**GIVEN INFORMATION**
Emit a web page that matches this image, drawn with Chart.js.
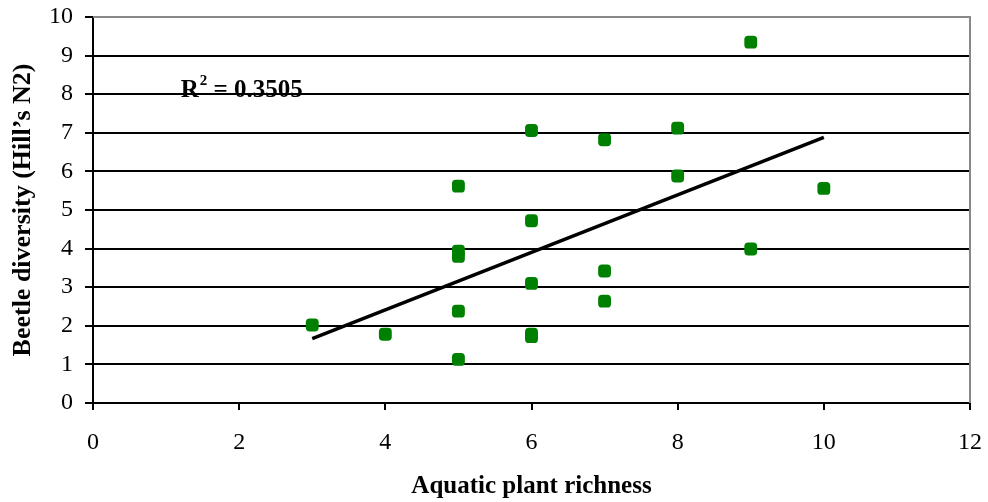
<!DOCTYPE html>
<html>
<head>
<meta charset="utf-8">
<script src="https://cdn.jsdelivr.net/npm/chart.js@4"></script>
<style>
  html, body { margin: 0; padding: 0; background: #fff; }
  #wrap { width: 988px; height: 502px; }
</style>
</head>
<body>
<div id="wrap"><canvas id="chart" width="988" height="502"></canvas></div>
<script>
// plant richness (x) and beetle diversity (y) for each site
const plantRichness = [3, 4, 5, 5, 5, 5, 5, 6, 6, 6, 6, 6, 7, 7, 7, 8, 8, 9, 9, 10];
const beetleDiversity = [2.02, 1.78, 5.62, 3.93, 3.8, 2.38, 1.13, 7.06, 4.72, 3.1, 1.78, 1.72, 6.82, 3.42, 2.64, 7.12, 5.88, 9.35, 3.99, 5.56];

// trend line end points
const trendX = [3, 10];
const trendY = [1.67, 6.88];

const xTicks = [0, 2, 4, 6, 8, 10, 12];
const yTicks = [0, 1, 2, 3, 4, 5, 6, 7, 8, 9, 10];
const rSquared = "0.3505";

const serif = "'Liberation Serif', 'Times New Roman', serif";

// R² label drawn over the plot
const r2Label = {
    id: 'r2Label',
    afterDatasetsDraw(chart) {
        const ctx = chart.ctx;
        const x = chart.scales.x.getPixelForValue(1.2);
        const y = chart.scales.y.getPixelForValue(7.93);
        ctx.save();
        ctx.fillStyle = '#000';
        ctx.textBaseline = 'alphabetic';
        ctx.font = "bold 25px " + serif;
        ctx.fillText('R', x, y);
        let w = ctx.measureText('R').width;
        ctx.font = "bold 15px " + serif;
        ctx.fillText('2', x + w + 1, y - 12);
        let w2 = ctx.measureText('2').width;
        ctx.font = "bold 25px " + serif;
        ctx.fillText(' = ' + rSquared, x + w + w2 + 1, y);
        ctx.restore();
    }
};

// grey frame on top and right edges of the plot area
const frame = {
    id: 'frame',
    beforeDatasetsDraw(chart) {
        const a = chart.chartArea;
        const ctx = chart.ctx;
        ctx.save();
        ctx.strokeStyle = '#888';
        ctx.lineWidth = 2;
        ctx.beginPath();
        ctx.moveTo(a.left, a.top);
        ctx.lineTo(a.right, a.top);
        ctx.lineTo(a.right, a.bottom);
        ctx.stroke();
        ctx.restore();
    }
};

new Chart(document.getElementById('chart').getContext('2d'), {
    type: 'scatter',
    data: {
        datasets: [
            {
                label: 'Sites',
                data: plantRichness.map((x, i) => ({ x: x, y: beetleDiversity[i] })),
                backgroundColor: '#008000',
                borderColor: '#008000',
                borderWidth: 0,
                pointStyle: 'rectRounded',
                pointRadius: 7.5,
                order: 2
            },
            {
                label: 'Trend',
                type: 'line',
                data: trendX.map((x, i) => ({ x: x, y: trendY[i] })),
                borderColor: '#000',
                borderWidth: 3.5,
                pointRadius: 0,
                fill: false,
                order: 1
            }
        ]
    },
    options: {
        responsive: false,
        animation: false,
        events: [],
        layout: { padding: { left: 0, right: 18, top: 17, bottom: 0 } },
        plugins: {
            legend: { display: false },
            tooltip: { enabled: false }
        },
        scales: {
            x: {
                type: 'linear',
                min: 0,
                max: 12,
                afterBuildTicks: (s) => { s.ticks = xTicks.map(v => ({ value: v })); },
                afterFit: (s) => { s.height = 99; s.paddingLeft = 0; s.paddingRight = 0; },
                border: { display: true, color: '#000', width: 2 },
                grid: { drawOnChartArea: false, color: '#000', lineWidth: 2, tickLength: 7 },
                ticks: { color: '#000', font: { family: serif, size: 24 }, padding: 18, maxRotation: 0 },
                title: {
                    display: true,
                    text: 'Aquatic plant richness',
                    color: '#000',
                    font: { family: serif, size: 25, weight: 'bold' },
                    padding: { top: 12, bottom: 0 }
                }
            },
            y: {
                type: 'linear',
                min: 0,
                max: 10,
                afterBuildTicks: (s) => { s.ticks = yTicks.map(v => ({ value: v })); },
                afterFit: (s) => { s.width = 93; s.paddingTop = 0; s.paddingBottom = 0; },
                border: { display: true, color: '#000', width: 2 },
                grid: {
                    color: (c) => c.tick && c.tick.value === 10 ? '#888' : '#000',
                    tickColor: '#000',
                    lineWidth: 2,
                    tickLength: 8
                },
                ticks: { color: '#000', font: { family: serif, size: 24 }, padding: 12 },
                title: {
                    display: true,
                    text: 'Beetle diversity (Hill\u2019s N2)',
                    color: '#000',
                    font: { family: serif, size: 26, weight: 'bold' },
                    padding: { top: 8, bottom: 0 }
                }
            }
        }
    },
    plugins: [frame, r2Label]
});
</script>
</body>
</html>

**WHAT IS NEEDED**
Quote all the lines above exactly as given. Do not include the pictures.

**RESULT OF THE EXERCISE**
Emit a web page that matches this image, drawn with Chart.js.
<!DOCTYPE html>
<html>
<head>
<meta charset="utf-8">
<script src="https://cdn.jsdelivr.net/npm/chart.js@4"></script>
<style>
  html, body { margin: 0; padding: 0; background: #fff; }
  #wrap { width: 988px; height: 502px; }
</style>
</head>
<body>
<div id="wrap"><canvas id="chart" width="988" height="502"></canvas></div>
<script>
// plant richness (x) and beetle diversity (y) for each site
const plantRichness = [3, 4, 5, 5, 5, 5, 5, 6, 6, 6, 6, 6, 7, 7, 7, 8, 8, 9, 9, 10];
const beetleDiversity = [2.02, 1.78, 5.62, 3.93, 3.8, 2.38, 1.13, 7.06, 4.72, 3.1, 1.78, 1.72, 6.82, 3.42, 2.64, 7.12, 5.88, 9.35, 3.99, 5.56];

// trend line end points
const trendX = [3, 10];
const trendY = [1.67, 6.88];

const xTicks = [0, 2, 4, 6, 8, 10, 12];
const yTicks = [0, 1, 2, 3, 4, 5, 6, 7, 8, 9, 10];
const rSquared = "0.3505";

const serif = "'Liberation Serif', 'Times New Roman', serif";

// R² label drawn over the plot
const r2Label = {
    id: 'r2Label',
    afterDatasetsDraw(chart) {
        const ctx = chart.ctx;
        const x = chart.scales.x.getPixelForValue(1.2);
        const y = chart.scales.y.getPixelForValue(7.93);
        ctx.save();
        ctx.fillStyle = '#000';
        ctx.textBaseline = 'alphabetic';
        ctx.font = "bold 25px " + serif;
        ctx.fillText('R', x, y);
        let w = ctx.measureText('R').width;
        ctx.font = "bold 15px " + serif;
        ctx.fillText('2', x + w + 1, y - 12);
        let w2 = ctx.measureText('2').width;
        ctx.font = "bold 25px " + serif;
        ctx.fillText(' = ' + rSquared, x + w + w2 + 1, y);
        ctx.restore();
    }
};

// grey frame on top and right edges of the plot area
const frame = {
    id: 'frame',
    beforeDatasetsDraw(chart) {
        const a = chart.chartArea;
        const ctx = chart.ctx;
        ctx.save();
        ctx.strokeStyle = '#888';
        ctx.lineWidth = 2;
        ctx.beginPath();
        ctx.moveTo(a.left, a.top);
        ctx.lineTo(a.right, a.top);
        ctx.lineTo(a.right, a.bottom);
        ctx.stroke();
        ctx.restore();
    }
};

new Chart(document.getElementById('chart').getContext('2d'), {
    type: 'scatter',
    data: {
        datasets: [
            {
                label: 'Sites',
                data: plantRichness.map((x, i) => ({ x: x, y: beetleDiversity[i] })),
                backgroundColor: '#008000',
                borderColor: '#008000',
                borderWidth: 0,
                pointStyle: 'rectRounded',
                pointRadius: 7.5,
                order: 2
            },
            {
                label: 'Trend',
                type: 'line',
                data: trendX.map((x, i) => ({ x: x, y: trendY[i] })),
                borderColor: '#000',
                borderWidth: 3.5,
                pointRadius: 0,
                fill: false,
                order: 1
            }
        ]
    },
    options: {
        responsive: false,
        animation: false,
        events: [],
        layout: { padding: { left: 0, right: 18, top: 17, bottom: 0 } },
        plugins: {
            legend: { display: false },
            tooltip: { enabled: false }
        },
        scales: {
            x: {
                type: 'linear',
                min: 0,
                max: 12,
                afterBuildTicks: (s) => { s.ticks = xTicks.map(v => ({ value: v })); },
                afterFit: (s) => { s.height = 99; s.paddingLeft = 0; s.paddingRight = 0; },
                border: { display: true, color: '#000', width: 2 },
                grid: { drawOnChartArea: false, color: '#000', lineWidth: 2, tickLength: 7 },
                ticks: { color: '#000', font: { family: serif, size: 24 }, padding: 18, maxRotation: 0 },
                title: {
                    display: true,
                    text: 'Aquatic plant richness',
                    color: '#000',
                    font: { family: serif, size: 25, weight: 'bold' },
                    padding: { top: 12, bottom: 0 }
                }
            },
            y: {
                type: 'linear',
                min: 0,
                max: 10,
                afterBuildTicks: (s) => { s.ticks = yTicks.map(v => ({ value: v })); },
                afterFit: (s) => { s.width = 93; s.paddingTop = 0; s.paddingBottom = 0; },
                border: { display: true, color: '#000', width: 2 },
                grid: {
                    color: (c) => c.tick && c.tick.value === 10 ? '#888' : '#000',
                    tickColor: '#000',
                    lineWidth: 2,
                    tickLength: 8
                },
                ticks: { color: '#000', font: { family: serif, size: 24 }, padding: 12 },
                title: {
                    display: true,
                    text: 'Beetle diversity (Hill\u2019s N2)',
                    color: '#000',
                    font: { family: serif, size: 26, weight: 'bold' },
                    padding: { top: 8, bottom: 0 }
                }
            }
        }
    },
    plugins: [frame, r2Label]
});
</script>
</body>
</html>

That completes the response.